**Task requirements**: Write out only the lines from the start of the entries up to and including the line with "plt.rcParams['font.family'] = ['Liberation"; please skip the pictures.
- - - - -
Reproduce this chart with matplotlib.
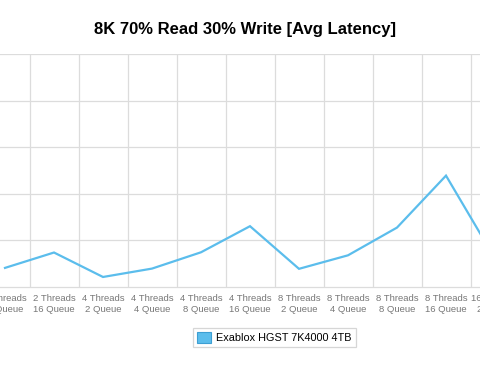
import matplotlib
matplotlib.use('Agg')
import matplotlib.pyplot as plt
from matplotlib.patches import Patch

plt.rcParams['font.family'] = ['Liberation Sans', 'DejaVu Sans']

threads = ['2 Threads', '2 Threads', '4 Threads', '4 Threads', '4 Threads',
           '4 Threads', '8 Threads', '8 Threads', '8 Threads', '8 Threads',
           '16 Threads']
queues = ['8 Queue', '16 Queue', '2 Queue', '4 Queue', '8 Queue', '16 Queue',
          '2 Queue', '4 Queue', '8 Queue', '16 Queue', '2 Queue']
latency = [4.1, 7.4, 2.15, 3.95, 7.45, 13.05, 3.9, 6.8, 12.75, 23.9, 6.1]
series_name = 'Exablox HGST 7K4000 4TB'

line_color = '#5bbdec'
grid_color = '#dcdcdc'
label_color = '#777777'

fig = plt.figure(figsize=(4.8, 3.75), dpi=100)
ax = fig.add_axes([0.0, 1 - 287 / 375, 1.0, (287 - 54) / 375])

x = list(range(len(latency)))
ax.plot(x, latency, color=line_color, lw=1.6, solid_joinstyle='miter')

labels = [t + '\n' + q for t, q in zip(threads, queues)]
# tick labels outside the view are not drawn, so place them as plain text
for i, lab in zip(x, labels):
    ax.text(i, -0.03, lab, transform=ax.get_xaxis_transform(),
            ha='center', va='top', fontsize=6.8, color=label_color,
            linespacing=1.25, clip_on=False)
ax.set_xticks([])
ax.set_yticks([])

for b in [i + 0.5 for i in range(-1, len(latency))]:
    ax.axvline(b, color=grid_color, lw=0.9, zorder=0)
for v in [10, 20, 30, 40, 50]:
    ax.axhline(v, color=grid_color, lw=0.9, zorder=0)

# category centres sit 49px apart, first one at 5px
ax.set_xlim(-5 / 49, 475 / 49)
ax.set_ylim(0, 50)
ax.set_autoscale_on(False)

for s in ['top', 'left', 'right']:
    ax.spines[s].set_visible(False)
ax.spines['bottom'].set_color(grid_color)
ax.spines['bottom'].set_linewidth(0.9)

fig.text(245 / 480, 1 - 29.5 / 375, '8K 70% Read 30% Write [Avg Latency]',
         ha='center', va='center', fontsize=12, fontweight='bold')

handle = Patch(facecolor=line_color, edgecolor='#3d9fd3', lw=0.8)
leg = fig.legend([handle], [series_name], loc='center',
                 bbox_to_anchor=(274.5 / 480, 1 - 337.5 / 375),
                 fontsize=7.85, fancybox=False, frameon=True,
                 handlelength=1.25, handleheight=1.2, handletextpad=0.45,
                 borderpad=0.4, borderaxespad=0)
leg.get_frame().set_edgecolor('#cccccc')
leg.get_frame().set_linewidth(0.9)

fig.savefig('out.png', dpi=100)
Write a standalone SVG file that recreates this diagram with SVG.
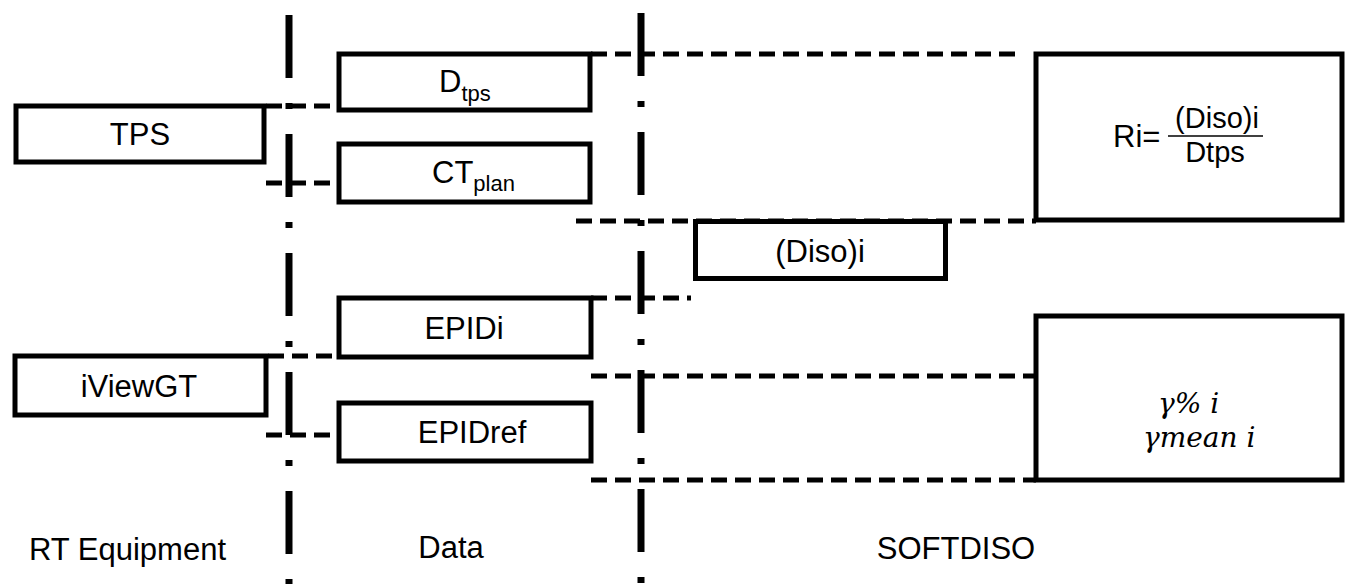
- - - - -
**Response below**:
Reproduce this chart with matplotlib.
import matplotlib
matplotlib.use('Agg')
import matplotlib.pyplot as plt
from matplotlib.patches import Patch

plt.rcParams['font.family'] = ['Liberation Sans', 'DejaVu Sans']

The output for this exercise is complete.